Apesar da seriedade com que se aborda o percurso de Rebecca de Windsor, há momentos em que o humor assume um papel essencial na exposição de contradições sociais ou religiosas e nas deambulações monologais da personagem em reacção ao mundo que agora descobre. E o autor confirma a importância que lhe atribui e o potencial que lhe encontra: "na literatura, o humor é um instrumento extremamente rico e muito maleável; admite muitos registos e tons, permite, quer uma ironia quase subterrânea, quer um tom mais agressivo. Com o humor pode ser-se delicado, lírico, combativo, provocante, corrosivo, destrutivo, perverso, carinhoso... é um registo que admite todas as possibilidades e eu espero ter conseguido, nos meus livros, e neste romance em particular, tornar presentes dessas possibilidades".

O próximo livro
O próximo livro de Eduardo Mendicutti a ser editado em português, igualmente pela Bico de Pena, intitula-se Califórnia e passou por um processo de gestação que durou vários anos, levantando a suspeita de que talvez nunca viesse a escrever-se. Sobre isso, diz-nos o autor: "Califórnia era um romance que estava às voltas na minha cabeça há anos. Eu ia muito à Califórnia quando era mais novo e sempre me pareceu que tinha de utilizar as coisas que vi e as experiências que tive para contar o que vivi, porque a vida não é ficção e para a ficção é preciso saber modificar os elementos da realidade a que se recorre. Mas durante muito tempo, não consegui encontrar um sentido, uma história, para esse conhecimento e essas experiências. Até que encontrei esse sentido naquilo que veio a ser a segunda parte do romance e percebi todo o percurso do personagem." A acção de Califórnia acompanha os anos de juventude de Charlie naquele estado americano e o seu regresso, já adulto, a Espanha, mostrando as mudanças que se produzem no seu modo de pensar e agir e deixando implícita a certeza de que toda a gente pode mudar, "mesmo que seja para melhor", brinca o autor. Se no início do romance, Charlie se preocupa pouco com o que se passa em Espanha e com as mudanças que a querda de Franco poderá trazer, preferindo viver sem repressões a sua sexualidade e a sua liberdade, na segunda parte acompanhamos Carlos de regresso ao seu nome espanhol e em busca de uma cidadania que implica um assumir de responsabilidades que nunca lhe interessou. E esse é, afinal, "um regresso à Califórnia, agora percebida como um estado de espírito, um local onde esperamos por dias de sol mesmo que chova a potes, proque na Califórnia real chove muitíssimo!"

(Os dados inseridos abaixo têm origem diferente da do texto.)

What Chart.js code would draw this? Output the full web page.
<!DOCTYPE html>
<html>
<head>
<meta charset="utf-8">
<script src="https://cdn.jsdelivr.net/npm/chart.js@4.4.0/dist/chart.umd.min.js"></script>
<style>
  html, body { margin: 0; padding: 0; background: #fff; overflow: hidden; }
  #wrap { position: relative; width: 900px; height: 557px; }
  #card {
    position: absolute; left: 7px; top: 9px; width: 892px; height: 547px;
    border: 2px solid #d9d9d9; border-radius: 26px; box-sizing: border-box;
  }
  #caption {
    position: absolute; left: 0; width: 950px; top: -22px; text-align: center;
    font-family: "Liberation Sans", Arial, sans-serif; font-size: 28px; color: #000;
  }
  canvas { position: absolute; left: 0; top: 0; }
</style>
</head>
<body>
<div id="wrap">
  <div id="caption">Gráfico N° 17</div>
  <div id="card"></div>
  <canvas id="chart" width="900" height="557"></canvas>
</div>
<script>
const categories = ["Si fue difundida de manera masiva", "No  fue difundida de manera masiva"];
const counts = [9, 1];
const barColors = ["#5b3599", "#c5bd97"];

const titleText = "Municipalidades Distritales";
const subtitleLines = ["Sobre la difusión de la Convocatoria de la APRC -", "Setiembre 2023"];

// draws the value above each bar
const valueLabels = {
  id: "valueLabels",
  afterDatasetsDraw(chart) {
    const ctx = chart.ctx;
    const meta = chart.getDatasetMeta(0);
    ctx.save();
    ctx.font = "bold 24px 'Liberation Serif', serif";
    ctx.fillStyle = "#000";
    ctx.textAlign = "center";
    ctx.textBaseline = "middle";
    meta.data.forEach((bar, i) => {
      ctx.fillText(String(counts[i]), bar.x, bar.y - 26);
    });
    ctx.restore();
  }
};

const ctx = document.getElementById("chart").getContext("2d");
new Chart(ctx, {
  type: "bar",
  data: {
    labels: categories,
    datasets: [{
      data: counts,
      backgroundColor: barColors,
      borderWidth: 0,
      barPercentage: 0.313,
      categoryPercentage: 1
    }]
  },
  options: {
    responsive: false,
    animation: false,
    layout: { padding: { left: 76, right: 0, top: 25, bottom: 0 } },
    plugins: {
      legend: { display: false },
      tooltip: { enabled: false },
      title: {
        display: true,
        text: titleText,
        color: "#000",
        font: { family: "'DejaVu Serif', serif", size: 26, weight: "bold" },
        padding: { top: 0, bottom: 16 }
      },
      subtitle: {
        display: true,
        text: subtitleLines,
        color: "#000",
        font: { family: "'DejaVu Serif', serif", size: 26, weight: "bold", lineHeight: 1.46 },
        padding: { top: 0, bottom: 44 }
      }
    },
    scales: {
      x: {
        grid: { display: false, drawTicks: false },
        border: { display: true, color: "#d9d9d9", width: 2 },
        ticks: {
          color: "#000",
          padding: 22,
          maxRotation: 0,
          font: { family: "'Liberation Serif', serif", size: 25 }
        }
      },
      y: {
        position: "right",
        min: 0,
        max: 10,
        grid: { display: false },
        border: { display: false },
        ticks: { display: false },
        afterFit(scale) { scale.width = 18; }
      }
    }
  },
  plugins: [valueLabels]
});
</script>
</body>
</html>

Apesar de Mendicutti ser um escritor com obra extensa e consolidada, dificilmente se salva da edituqeta de "autor de literatura gay". Contudo, o autor não se mostra disponível para atribuir demasiado peso à eterna moda das etiquetas. "Os escritores que escrevem livros onde a temática gay está presente costumam revoltar-se muito com essa etiqueta, porque isso implica que serão avaliados segundo um ponto de vista preconceituoso. E há duas possibilidades perante isso: aceitar o preconceito e recusar a definição (não a etiqueta, mas a própria definição!) de 'literatura gay', ou recusar o preconceito, recusando também a ideia inerente de que a temática gay é inferior a qualquer outra, ou vergonhosa, ou desinteressante. Quando falo de 'literatura gay', não estou a falar de um género, mas sim de uma temática, reflexo de uma certa 'cultura', com vivências específicas e com uma linguagem, não necessariamente verbal, própria. E isso não significa mais nem menos do que qualquer outra temática; convive com outros livros de outras temáticas e está ao alcance de qualquer leitor, independentemente das vivências e da sua orientação sexual".

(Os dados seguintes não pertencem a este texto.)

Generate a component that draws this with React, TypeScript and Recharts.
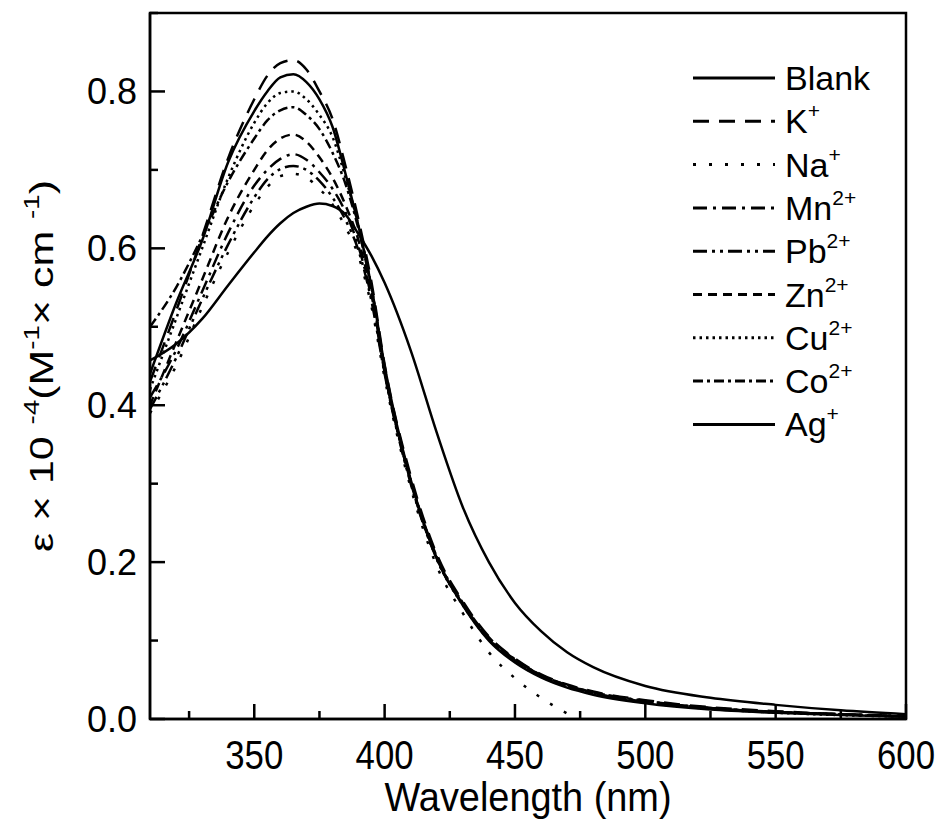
import React from 'react'
import {
  LineChart,
  Line,
  XAxis,
  YAxis,
  Legend,
  ReferenceArea,
  Label,
} from 'recharts'

// wavelength grid (nm)
const WAVELENGTHS = [310, 320, 330, 340, 350, 355, 360, 365, 370, 375, 380, 385, 390, 395, 400, 410, 420, 430, 440, 450, 460, 470, 480, 500, 525, 550, 575, 600]

const BLANK = [0.44, 0.53, 0.61, 0.71, 0.775, 0.8, 0.818, 0.822, 0.812, 0.79, 0.755, 0.695, 0.628, 0.55, 0.45, 0.305, 0.205, 0.145, 0.1, 0.072, 0.053, 0.04, 0.031, 0.02, 0.012, 0.008, 0.005, 0.003]
const K_ION = [0.43, 0.52, 0.615, 0.715, 0.79, 0.82, 0.836, 0.84, 0.828, 0.8, 0.765, 0.705, 0.636, 0.556, 0.452, 0.31, 0.21, 0.15, 0.105, 0.077, 0.057, 0.044, 0.035, 0.024, 0.015, 0.01, 0.006, 0.004]
const NA_ION = [0.39, 0.45, 0.525, 0.595, 0.655, 0.678, 0.692, 0.695, 0.69, 0.676, 0.656, 0.627, 0.59, 0.525, 0.435, 0.295, 0.195, 0.135, 0.085, 0.052, 0.027, 0.007, null, null, null, null, null, null]
const MN_ION = [0.41, 0.47, 0.545, 0.62, 0.68, 0.7, 0.714, 0.72, 0.713, 0.697, 0.676, 0.646, 0.602, 0.536, 0.442, 0.303, 0.206, 0.147, 0.103, 0.076, 0.056, 0.043, 0.034, 0.023, 0.014, 0.009, 0.006, 0.004]
const PB_ION = [0.395, 0.46, 0.535, 0.605, 0.665, 0.688, 0.701, 0.705, 0.7, 0.686, 0.665, 0.636, 0.597, 0.532, 0.44, 0.3, 0.204, 0.146, 0.102, 0.075, 0.055, 0.042, 0.033, 0.022, 0.014, 0.009, 0.006, 0.003]
const ZN_ION = [0.4, 0.48, 0.56, 0.64, 0.7, 0.725, 0.74, 0.745, 0.736, 0.716, 0.69, 0.655, 0.61, 0.54, 0.445, 0.302, 0.205, 0.146, 0.102, 0.075, 0.055, 0.042, 0.033, 0.022, 0.014, 0.009, 0.006, 0.003]
const CU_ION = [0.42, 0.51, 0.6, 0.69, 0.76, 0.785, 0.798, 0.8, 0.79, 0.77, 0.742, 0.69, 0.628, 0.55, 0.448, 0.303, 0.204, 0.145, 0.101, 0.073, 0.054, 0.041, 0.032, 0.021, 0.013, 0.008, 0.005, 0.003]
const CO_ION = [0.5, 0.55, 0.615, 0.685, 0.74, 0.763, 0.776, 0.78, 0.77, 0.752, 0.722, 0.682, 0.624, 0.547, 0.444, 0.305, 0.207, 0.148, 0.104, 0.076, 0.056, 0.043, 0.034, 0.023, 0.014, 0.009, 0.006, 0.003]
const AG_ION = [0.457, 0.478, 0.51, 0.553, 0.595, 0.615, 0.632, 0.645, 0.653, 0.657, 0.654, 0.643, 0.618, 0.59, 0.556, 0.47, 0.365, 0.27, 0.2, 0.148, 0.112, 0.085, 0.066, 0.042, 0.027, 0.018, 0.011, 0.006]

const X_TICKS = [325, 350, 375, 400, 425, 450, 475, 500, 525, 550, 575, 600]
const Y_TICKS = [0, 0.1, 0.2, 0.3, 0.4, 0.5, 0.6, 0.7, 0.8, 0.9]

// legend order, label base + superscript, dash pattern
const SERIES = [
  { key: 'blank', name: 'Blank', sup: '', dash: undefined, values: BLANK },
  { key: 'k', name: 'K', sup: '+', dash: '16 10', values: K_ION },
  { key: 'na', name: 'Na', sup: '+', dash: '3 13', values: NA_ION },
  { key: 'mn', name: 'Mn', sup: '2+', dash: '14 6 3 6', values: MN_ION },
  { key: 'pb', name: 'Pb', sup: '2+', dash: '14 5 3 5 3 5', values: PB_ION },
  { key: 'zn', name: 'Zn', sup: '2+', dash: '9 6', values: ZN_ION },
  { key: 'cu', name: 'Cu', sup: '2+', dash: '2.5 4', values: CU_ION },
  { key: 'co', name: 'Co', sup: '2+', dash: '10 4 3 4', values: CO_ION },
  { key: 'ag', name: 'Ag', sup: '+', dash: undefined, values: AG_ION },
]

const data = WAVELENGTHS.map((wl, i) => {
  const row: Record<string, number | null> = { wl }
  SERIES.forEach((s) => {
    row[s.key] = s.values[i]
  })
  return row
})

const FONT = '"Liberation Sans", Arial, sans-serif'

const XTick = (props: any) => {
  const { x, y, payload } = props
  const major = payload.value % 50 === 0
  return (
    <g>
      <line x1={x} x2={x} y1={y} y2={y - (major ? 15 : 8)} stroke="#000" strokeWidth={2.5} />
      {major && (
        <text x={x} y={y + 50} textAnchor="middle" fontSize={40} fontFamily={FONT} textLength={58} lengthAdjust="spacingAndGlyphs" fill="#000">
          {payload.value}
        </text>
      )}
    </g>
  )
}

const YTick = (props: any) => {
  const { x, y, payload } = props
  const major = Math.round(payload.value * 10) % 2 === 0
  return (
    <g>
      <line x1={x} x2={x + (major ? 15 : 8)} y1={y} y2={y} stroke="#000" strokeWidth={2.5} />
      {major && payload.value < 0.85 && (
        <text x={x - 13} y={y + 13} textAnchor="end" fontSize={36} fontFamily={FONT} fill="#000">
          {payload.value.toFixed(1)}
        </text>
      )}
    </g>
  )
}

const LegendBox = () => (
  <svg width={941} height={825} style={{ position: 'absolute', left: 0, top: 0 }}>
    {SERIES.map((s, i) => {
      const cy = 78 + i * 43.3
      return (
        <g key={s.key}>
          <line x1={693} x2={775} y1={cy} y2={cy} stroke="#000" strokeWidth={3} strokeDasharray={s.dash} />
          <text x={785} y={cy + 12} fontSize={34} fontFamily={FONT} fill="#000">
            {s.name}
            {s.sup && (
              <tspan fontSize={21} dy={-15}>
                {s.sup}
              </tspan>
            )}
          </text>
        </g>
      )
    })}
  </svg>
)

const YTitle = () => (
  <text
    x={53}
    y={552}
    transform="rotate(-90 53 552)"
    fontSize={34}
    fontFamily={FONT}
    fill="#000"
    textLength={372}
    lengthAdjust="spacingAndGlyphs"
  >
    ε × 10{'   '}
    <tspan fontSize={22} dy={-14}>-4</tspan>
    <tspan dy={14}>(M</tspan>
    <tspan fontSize={22} dy={-14}>-1</tspan>
    <tspan dy={14}>× cm </tspan>
    <tspan fontSize={22} dy={-14}>-1</tspan>
    <tspan dy={14}>)</tspan>
  </text>
)

export default function App() {
  return (
    <div style={{ position: 'absolute', left: 0, top: 0, width: 941, height: 825, background: '#fff' }}>
      <LineChart width={941} height={825} data={data} margin={{ top: 13, right: 35, bottom: 0, left: 0 }}>
        <XAxis
          dataKey="wl"
          type="number"
          domain={[310, 600]}
          ticks={X_TICKS}
          interval={0}
          tickSize={0}
          tickMargin={0}
          tick={<XTick />}
          height={106}
          axisLine={{ stroke: '#000', strokeWidth: 2.5 }}
          allowDataOverflow
        >
          <Label
            content={(p: any) => (
              <text
                x={p.viewBox.x + p.viewBox.width / 2}
                y={p.viewBox.y + 92}
                textAnchor="middle"
                fontSize={40}
                fontFamily={FONT}
                textLength={287}
                lengthAdjust="spacingAndGlyphs"
                fill="#000"
              >
                Wavelength (nm)
              </text>
            )}
          />
        </XAxis>
        <YAxis
          type="number"
          domain={[0, 0.9]}
          ticks={Y_TICKS}
          interval={0}
          tickSize={0}
          tickMargin={0}
          tick={<YTick />}
          width={150}
          axisLine={{ stroke: '#000', strokeWidth: 2.5 }}
          allowDataOverflow
        >
          <Label content={() => <YTitle />} />
        </YAxis>
        <ReferenceArea x1={310} x2={600} y1={0} y2={0.9} fill="none" stroke="#000" strokeWidth={2.5} />
        {SERIES.map((s) => (
          <Line
            key={s.key}
            type="monotone"
            dataKey={s.key}
            name={s.name}
            stroke="#000"
            strokeWidth={2.5}
            strokeDasharray={s.dash}
            dot={false}
            activeDot={false}
            connectNulls={false}
            isAnimationActive={false}
          />
        ))}
        <Legend
          layout="vertical"
          align="center"
          verticalAlign="middle"
          content={() => <LegendBox />}
          wrapperStyle={{ left: 0, top: 0, width: 941, height: 825, pointerEvents: 'none' }}
        />
      </LineChart>
    </div>
  )
}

Sem dar demasiada importância à etiqueta de que tanto se fala, mas igualmente sem recusar o seu conteúdo, Mendicutti nega qualquer intenção de compartimentar aquilo que escreve, facto que se confirma com a leitura deste Não Tenho Culpa de Ter Nascido Tão Sexy, tão específico na construção de uma personagem inesquecível como universal no questionamento do modo como a memória se constrói na identidade de cada ser humano.»